Let us consider a student who is inspired by and talented with languages but has scores too low to even meet the requirements needed for high school graduation, without which he will not be able to start his degree and career in Foreign Language Studies. He will have to correct this situation and raise his grade just enough to pass the math classes so that he can graduate. Should he feel like a failure because his math skills are below average or worse than his peers? No, because math is irrelevant to what he should be pursuing, his passion, talent and career goal, in this case, foreign languages. His low score should not transcend the realm of a few prejudiced minds and therefore remain inconsequential.

Let’s help our students and workers take a peep at the boundless world of possibilities that emerges when “I” no longer care about such destructive and judgmental criticism toward “my persona”, either from “myself” or from the outside. I soon realize I tend to forget about my weaknesses giving myself the chance to focus on my strengths which I am pleasantly surprised to discover and rediscover.

As I progress working on my strengths, I suddenly realize I am feeling better about myself, with myself, needing less to be approved by others. My sense of self-worth starts to generate from the inside as opposed to the outside as it used to be. As my self-worth raises, my self-confidence grows, and with it the perception of my potential.

The cultivation of my strengths is destined to create a complex system loop of learning and interactions which translates into emerging growth in me, my sphere of influence and eventually the environment beyond. A self-reinforcing feedback loop which ultimately allows me to shift my focus from my ego filled with self-limiting believes, petty worries and discontents, to an exciting opportunity filled world right in front of me.

My new focus becomes how I can indulge cultivating my talents and passions that will in turn foster my unique self-realization and by default, my greatest contribution to humankind and the environment? Once we make such shift the consequences of our actions and interactions multiply in a feedback loop fashion, i.e., exponentially.

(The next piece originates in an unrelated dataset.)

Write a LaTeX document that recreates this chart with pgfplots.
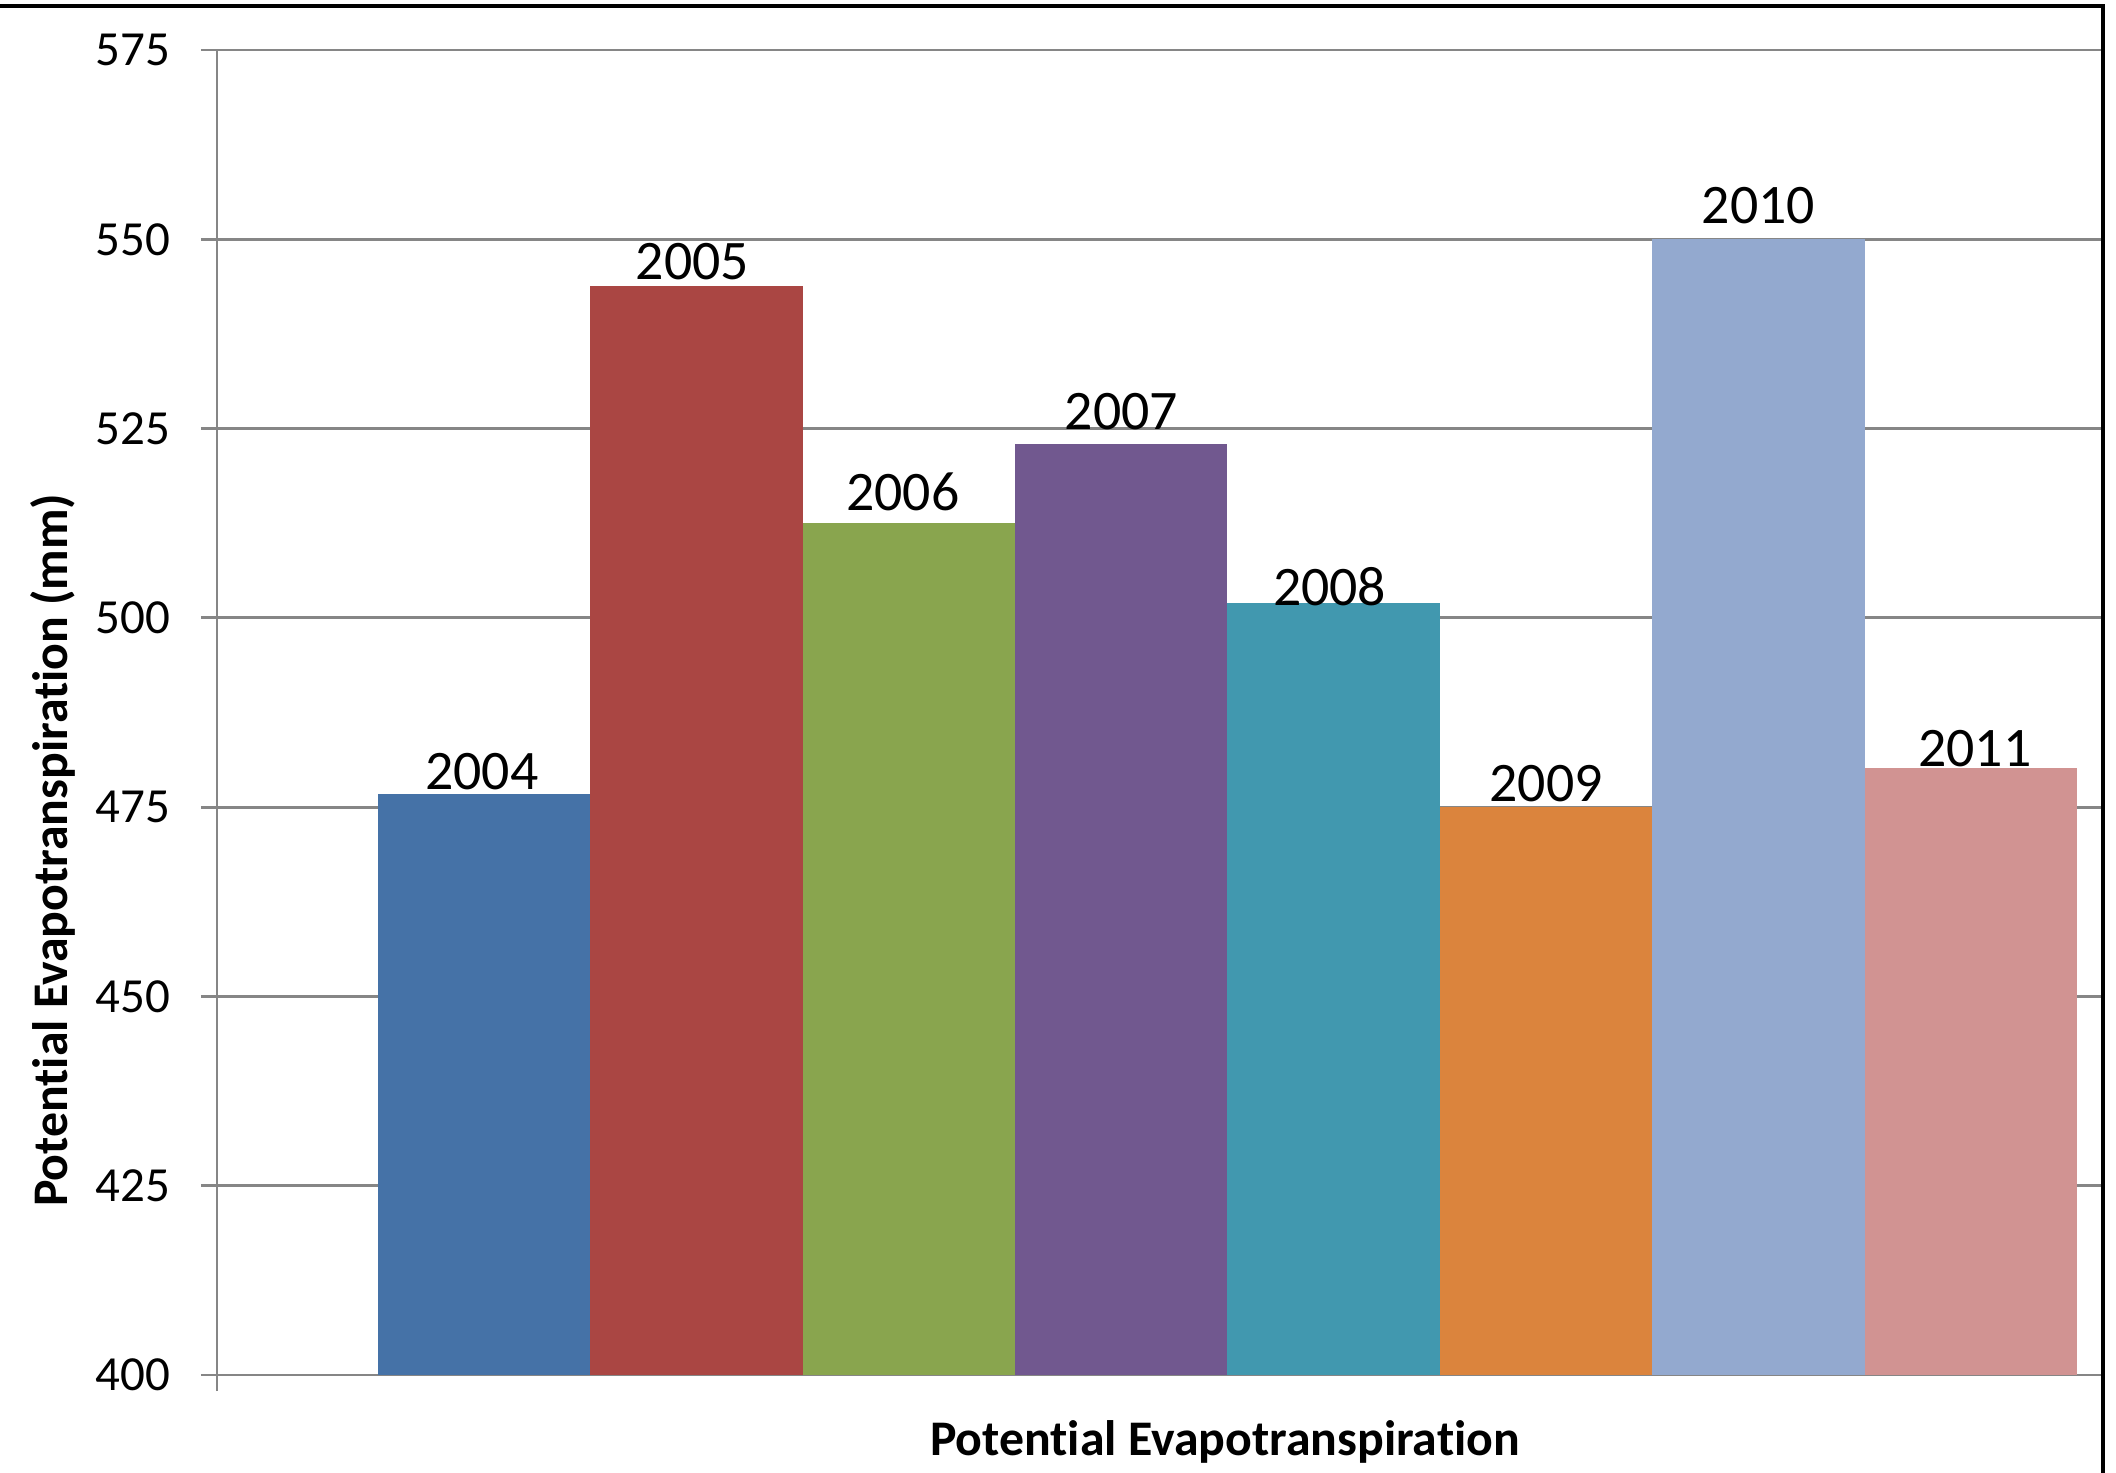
\documentclass[border=0pt]{standalone}
\usepackage{pgfplots}
\pgfplotsset{compat=1.18}
\usepackage{fontspec}
\setmainfont{Carlito}[Ligatures=NoCommon]
\definecolor{c04}{HTML}{4572A7}
\definecolor{c05}{HTML}{AA4643}
\definecolor{c06}{HTML}{89A54E}
\definecolor{c07}{HTML}{71588F}
\definecolor{c08}{HTML}{4198AF}
\definecolor{c09}{HTML}{DB843D}
\definecolor{c10}{HTML}{93A9CF}
\definecolor{c11}{HTML}{D19392}
\definecolor{gridgray}{HTML}{868686}
\begin{document}
\begin{tikzpicture}
\useasboundingbox (-54.25bp,-24.5bp) rectangle (474.75bp,343.75bp);
\fill[white] (-54.25bp,-24.5bp) rectangle (474.75bp,343.75bp);
\begin{axis}[
  at={(0,0)}, anchor=south west,
  width=471bp, height=331.25bp, scale only axis,
  xmin=-1.258, xmax=7.613, ymin=400, ymax=575,
  ytick={400,425,450,475,500,525,550,575},
  xtick={-1.258}, xticklabels={},
  /pgf/number format/assume math mode=true,
  axis lines*=left,
  axis line style={gridgray, line width=0.7bp},
  tick style={gridgray, line width=0.7bp},
  major tick length=4bp, tick align=outside,
  ymajorgrids, grid style={gridgray, line width=0.7bp},
  yticklabel style={font=\fontsize{12.3}{14}\selectfont, text=black, anchor=east, inner sep=0pt, xshift=-7.5bp},
  ybar, bar width=1, bar shift=0pt,
  xlabel={Potential Evapotranspiration},
  every axis x label/.style={at={(axis description cs:0.535,0)}, anchor=north, inner sep=0pt, yshift=-11.25bp, font=\bfseries\fontsize{12.5}{14}\selectfont},
  ylabel={Potential Evapotranspiration (mm)},
  every axis y label/.style={at={(axis description cs:-0.0796,0.396)}, rotate=90, anchor=base, inner sep=0pt, font=\bfseries\fontsize{12.5}{14}\selectfont},
  every node near coord/.append style={font=\fontsize{14}{16}\selectfont, text=black, inner sep=0pt, anchor=base},
]
\addplot[fill=c04, draw=none, nodes near coords={2004}, every node near coord/.append style={yshift=1.25bp, xshift=-0.6bp}] coordinates {(0,476.7)};
\addplot[fill=c05, draw=none, nodes near coords={2005}, every node near coord/.append style={yshift=1.75bp, xshift=-1bp}] coordinates {(1,543.8)};
\addplot[fill=c06, draw=none, nodes near coords={2006}, every node near coord/.append style={yshift=3.25bp, xshift=-1.5bp}] coordinates {(2,512.5)};
\addplot[fill=c07, draw=none, nodes near coords={2007}, every node near coord/.append style={yshift=3.75bp}] coordinates {(3,522.9)};
\addplot[fill=c08, draw=none, nodes near coords={2008}, every node near coord/.append style={yshift=-0.75bp, xshift=-1bp}] coordinates {(4,502.0)};
\addplot[fill=c09, draw=none, nodes near coords={2009}, every node near coord/.append style={yshift=1.5bp}] coordinates {(5,475.0)};
\addplot[fill=c10, draw=none, nodes near coords={2010}, every node near coord/.append style={yshift=4bp}] coordinates {(6,550.0)};
\addplot[fill=c11, draw=none, nodes near coords={2011}, every node near coord/.append style={yshift=0.25bp, xshift=1bp}] coordinates {(7,480.2)};
\end{axis}
\draw[black, line width=0.8bp] (-54.25bp,342.25bp) -- (471.5bp,342.25bp) -- (471.5bp,-24.5bp);
\end{tikzpicture}
\end{document}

I strongly believe this realization is the key to make the universal impact that some of us have for so long and so desperately been seeking. An exponential impact generated by countless individual self realizations generating an equal amount of feedback loops which can propagate around the world with same speed as bacterial growth or a pandemic but with a constructive transformative effect.

Such realization as it enables self-actualization, can play a major role in raising human awareness and in our potential to assure a sustainable future.  Many of us have long searched for the magic formula to timely reach the critical mass of human awareness that will allow us to tip the balance of our fate.  I am convinced the answer starts with finding a way to make this self-realization viral.